Can you write out every line from the start of the records below through the line containing "import numpy as np", leaving out any pictures?

» Task data:
++++++++

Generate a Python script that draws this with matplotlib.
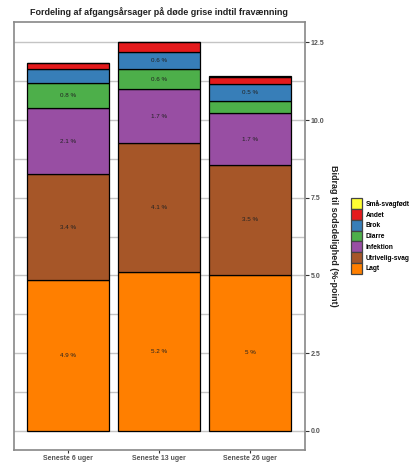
import matplotlib
matplotlib.use("Agg")
import matplotlib.pyplot as plt
from matplotlib.patches import Patch
import numpy as np

# data
periods = ["Seneste 6 uger", "Seneste 13 uger", "Seneste 26 uger"]
causes = ["Lagt", "Utrivelig-svag", "Infektion", "Diarre", "Brok", "Andet", "Små-svagfødt"]
lagt = [4.85, 5.12, 5.02]
utrivelig = [3.40, 4.14, 3.53]
infektion = [2.14, 1.74, 1.67]
diarre = [0.81, 0.64, 0.40]
brok = [0.44, 0.56, 0.53]
andet = [0.20, 0.31, 0.25]
smaa = [0.0, 0.0, 0.03]
lbl_lagt = ["4.9 %", "5.2 %", "5 %"]
lbl_utrivelig = ["3.4 %", "4.1 %", "3.5 %"]
lbl_infektion = ["2.1 %", "1.7 %", "1.7 %"]
lbl_diarre = ["0.8 %", "0.6 %", ""]
lbl_brok = ["", "0.6 %", "0.5 %"]
lbl_none = ["", "", ""]
yticks = [0.0, 2.5, 5.0, 7.5, 10.0, 12.5]

series = [lagt, utrivelig, infektion, diarre, brok, andet, smaa]
labels = [lbl_lagt, lbl_utrivelig, lbl_infektion, lbl_diarre, lbl_brok, lbl_none, lbl_none]
colors = ["#FF7F00", "#A65628", "#984EA3", "#4DAF4A", "#377EB8", "#E41A1C", "#FFFF33"]

plt.rcParams["font.family"] = ["Liberation Sans", "DejaVu Sans"]
C_INK = "#333333"
C_GRID = "#c4c4c4"

fig = plt.figure(figsize=(4.16, 4.72), dpi=100)
ax = fig.add_axes([0.033, 0.047, 0.699, 0.906])

x = np.arange(1, len(periods) + 1)
bottom = np.zeros(len(periods))
for vals, lbls, col in zip(series, labels, colors):
    vals = np.asarray(vals)
    ax.bar(x, vals, width=0.9, bottom=bottom, color=col, edgecolor="black",
           linewidth=0.9, zorder=3)
    for xi, b, v, t in zip(x, bottom, vals, lbls):
        if t:
            ax.text(xi, b + v / 2, t, ha="center", va="center", fontsize=4.5,
                    color="#222222", zorder=4)
    bottom += vals

ax.set_xlim(0.4, 3.6)
ax.set_ylim(-0.61, 13.15)
ax.set_xticks(x)
ax.set_xticklabels(periods, fontsize=5, fontweight="bold", color="#555555")
ax.yaxis.tick_right()
ax.yaxis.set_label_position("right")
ax.set_yticks(yticks)
ax.set_yticklabels([f"{t:.1f}" for t in yticks], fontsize=5, fontweight="bold", color="#555555")
ax.set_yticks(np.arange(1.25, 13, 2.5), minor=True)
ax.tick_params(axis="y", which="major", length=3, width=0.8, color=C_INK, pad=1.5)
ax.tick_params(axis="y", which="minor", length=0)
ax.tick_params(axis="x", length=2, width=0.8, color=C_INK, pad=1.5)
ax.grid(axis="y", which="both", color=C_GRID, lw=1.0, zorder=0)
for s in ax.spines.values():
    s.set_color("#888888")
    s.set_linewidth(1.2)

ax.set_ylabel("Bidrag til sodsdelighed (%-point)", rotation=270, fontsize=6.5,
              fontweight="bold", color="#222222", labelpad=10)
ax.set_title("Fordeling af afgangsårsager på døde grise indtil fravænning",
             fontsize=6.5, fontweight="bold", color="#222222", pad=5)

handles = [Patch(facecolor=c, edgecolor="#444444", linewidth=0.9, label=n)
           for n, c in zip(causes, colors)][::-1]
fig.legend(handles=handles, loc="center left", bbox_to_anchor=(0.836, 0.5),
           frameon=False, handlelength=1.65, handleheight=2.1,
           handletextpad=0.5, labelspacing=0.0, borderpad=0,
           prop={"size": 4.8, "weight": "bold"})

fig.savefig("out.png", dpi=100)
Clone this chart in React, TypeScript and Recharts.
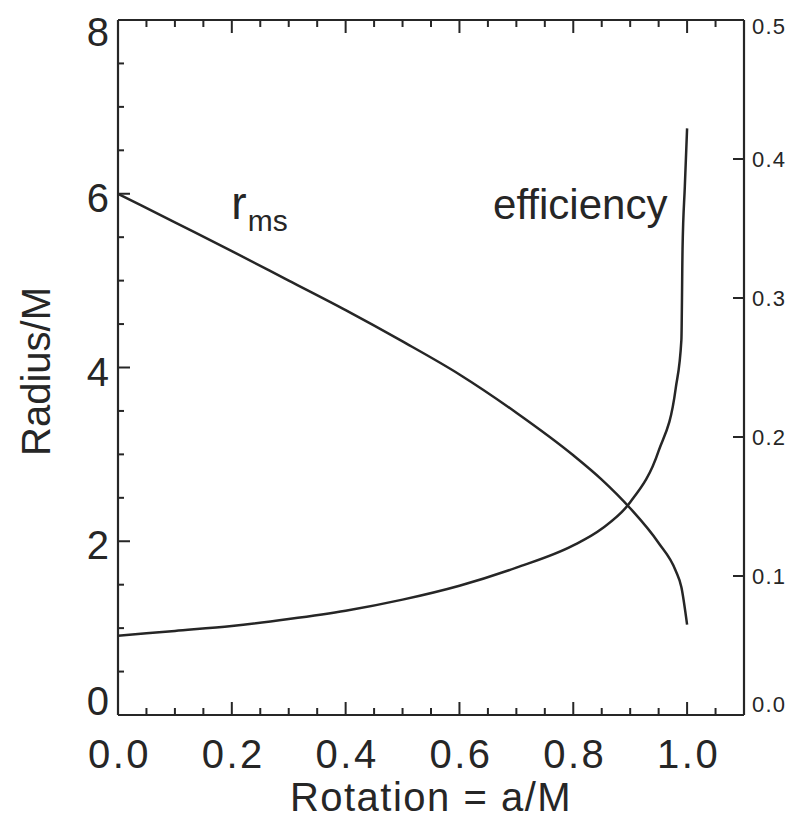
import React from 'react';
import { LineChart, Line, XAxis, YAxis, ReferenceDot } from 'recharts';

// ---- data ----
const rmsSpin = [0, 0.1, 0.2, 0.3, 0.4, 0.5, 0.6, 0.7, 0.8, 0.85, 0.9, 0.95, 0.98, 0.99, 1.0];
const rmsRadius = [6.0, 5.67, 5.34, 5.0, 4.66, 4.3, 3.92, 3.48, 2.99, 2.71, 2.38, 1.98, 1.66, 1.47, 1.04];

const effSpin = [0, 0.1, 0.2, 0.3, 0.4, 0.5, 0.6, 0.7, 0.8, 0.85, 0.9, 0.95, 0.98, 0.99, 0.992, 0.996, 1.0];
const effValue = [0.057, 0.0605, 0.064, 0.069, 0.075, 0.083, 0.093, 0.106, 0.122, 0.134, 0.153, 0.19, 0.235, 0.27, 0.335, 0.38, 0.422];

const spinTicks = [0, 0.05, 0.1, 0.15, 0.2, 0.25, 0.3, 0.35, 0.4, 0.45, 0.5, 0.55, 0.6, 0.65, 0.7, 0.75, 0.8, 0.85, 0.9, 0.95, 1.0, 1.05, 1.1];
const spinLabels = [0, 0.2, 0.4, 0.6, 0.8, 1.0];
const radiusTicks = [0, 0.5, 1, 1.5, 2, 2.5, 3, 3.5, 4, 4.5, 5, 5.5, 6, 6.5, 7, 7.5, 8];
const radiusLabels = [0, 2, 4, 6, 8];
const effTicks = [0, 0.1, 0.2, 0.3, 0.4, 0.5];

const xTitle = 'Rotation = a/M';
const yTitle = 'Radius/M';
const rmsName = 'r';
const rmsSub = 'ms';
const effName = 'efficiency';

const rmsData = rmsSpin.map((a, i) => ({ a, r: rmsRadius[i] }));
const effData = effSpin.map((a, i) => ({ a, eta: effValue[i] }));

const FONT = '"Liberation Sans", Arial, Helvetica, sans-serif';
const INK = '#262626';
const has = (arr: number[], v: number) => arr.some((l) => Math.abs(l - v) < 1e-9);

const BottomTick = (props: any) => {
  const { x, y, payload } = props;
  const v = payload.value;
  const major = has(spinLabels, v);
  return (
    <g>
      <line x1={x} x2={x} y1={y} y2={y - (major ? 13 : 7)} stroke={INK} strokeWidth={2} />
      {major && (
        <text x={x + 1.5} y={y + 53} textAnchor="middle" fontFamily={FONT} fontSize={40} letterSpacing={2.5} fill={INK}>
          {v.toFixed(1)}
        </text>
      )}
    </g>
  );
};

const TopTick = (props: any) => {
  const { x, y, payload } = props;
  const major = has(spinLabels, payload.value);
  return <line x1={x} x2={x} y1={y} y2={y + (major ? 13 : 7)} stroke={INK} strokeWidth={2} />;
};

const LeftTick = (props: any) => {
  const { x, y, payload } = props;
  const v = payload.value;
  const major = has(radiusLabels, v);
  const off = v === 8 ? 12 : v === 0 ? -14 : 4;
  return (
    <g>
      <line x1={x} x2={x + (major ? 12 : 6)} y1={y} y2={y} stroke={INK} strokeWidth={2} />
      {major && (
        <text x={x - 9} y={y + off + 14} textAnchor="end" fontFamily={FONT} fontSize={40} fill={INK}>
          {String(v)}
        </text>
      )}
    </g>
  );
};

const RightTick = (props: any) => {
  const { x, y, payload } = props;
  const v = payload.value;
  const off = Math.abs(v - 0.5) < 1e-9 ? 6 : v === 0 ? -11 : 0;
  return (
    <g>
      <line x1={x} x2={x - 11} y1={y} y2={y} stroke={INK} strokeWidth={2} />
      <text x={x + 8} y={y + off + 8} textAnchor="start" fontFamily={FONT} fontSize={22} letterSpacing={1.2} fill={INK}>
        {v.toFixed(1)}
      </text>
    </g>
  );
};

const XTitle = (props: any) => {
  const vb = props.viewBox || { x: 110, y: 707, width: 626, height: 60 };
  return (
    <text x={vb.x + vb.width / 2} y={vb.y + 96} textAnchor="middle" fontFamily={FONT} fontSize={40} letterSpacing={1.5} fill={INK}>
      {xTitle}
    </text>
  );
};

const YTitle = (props: any) => {
  const vb = props.viewBox || { x: 10, y: 12, width: 100, height: 695 };
  const cx = vb.x + 32;
  const cy = vb.y + vb.height / 2 + 4;
  return (
    <text x={cx} y={cy} transform={`rotate(-90, ${cx}, ${cy})`} textAnchor="middle" fontFamily={FONT} fontSize={40} fill={INK}>
      {yTitle}
    </text>
  );
};

const RmsLabel = (props: any) => {
  const vb = props.viewBox || { x: 0, y: 0 };
  return (
    <text x={vb.x} y={vb.y} fontFamily={FONT} fill={INK}>
      <tspan fontSize={46}>{rmsName}</tspan>
      <tspan fontSize={30} dx={1} dy={12}>{rmsSub}</tspan>
    </text>
  );
};

const EffLabel = (props: any) => {
  const vb = props.viewBox || { x: 0, y: 0 };
  return (
    <text x={vb.x} y={vb.y} fontFamily={FONT} fontSize={42} fill={INK}>
      {effName}
    </text>
  );
};

export default function App() {
  return (
    <div style={{ width: 788, height: 812, marginBottom: -8 }}>
      <LineChart width={788} height={812} margin={{ top: 2, right: 8, bottom: 45, left: 10 }}>
        <XAxis
          xAxisId="bottom"
          type="number"
          dataKey="a"
          domain={[0, 1.1]}
          ticks={spinTicks}
          interval={0}
          allowDataOverflow
          height={60}
          tickSize={0}
          tickMargin={0}
          tickLine={false}
          tick={<BottomTick />}
          axisLine={{ stroke: INK, strokeWidth: 2.2 }}
          label={<XTitle />}
        />
        <XAxis
          xAxisId="top"
          orientation="top"
          type="number"
          dataKey="a"
          domain={[0, 1.1]}
          ticks={spinTicks}
          interval={0}
          allowDataOverflow
          height={10}
          tickSize={0}
          tickMargin={0}
          tickLine={false}
          tick={<TopTick />}
          axisLine={{ stroke: INK, strokeWidth: 2.2 }}
        />
        <YAxis
          yAxisId="left"
          type="number"
          domain={[0, 8]}
          ticks={radiusTicks}
          interval={0}
          allowDataOverflow
          width={100}
          tickSize={0}
          tickMargin={0}
          tickLine={false}
          tick={<LeftTick />}
          axisLine={{ stroke: INK, strokeWidth: 2.2 }}
          label={<YTitle />}
        />
        <YAxis
          yAxisId="right"
          orientation="right"
          type="number"
          domain={[0, 0.5]}
          ticks={effTicks}
          interval={0}
          allowDataOverflow
          width={44}
          tickSize={0}
          tickMargin={0}
          tickLine={false}
          tick={<RightTick />}
          axisLine={{ stroke: INK, strokeWidth: 2.2 }}
        />
        <Line
          data={rmsData}
          xAxisId="bottom"
          yAxisId="left"
          dataKey="r"
          type="monotone"
          stroke={INK}
          strokeWidth={2.5}
          dot={false}
          activeDot={false}
          isAnimationActive={false}
        />
        <Line
          data={effData}
          xAxisId="top"
          yAxisId="right"
          dataKey="eta"
          type="monotone"
          stroke={INK}
          strokeWidth={2.5}
          dot={false}
          activeDot={false}
          isAnimationActive={false}
        />
        <ReferenceDot xAxisId="bottom" yAxisId="left" x={0.2} y={5.7} r={0.5} fill="none" stroke="none" label={<RmsLabel />} />
        <ReferenceDot xAxisId="bottom" yAxisId="left" x={0.66} y={5.7} r={0.5} fill="none" stroke="none" label={<EffLabel />} />
      </LineChart>
    </div>
  );
}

++++++++

» Output for this task:
Generate a Python script that draws this with matplotlib.
import matplotlib
matplotlib.use("Agg")
import matplotlib.pyplot as plt
from matplotlib.patches import Patch
import numpy as np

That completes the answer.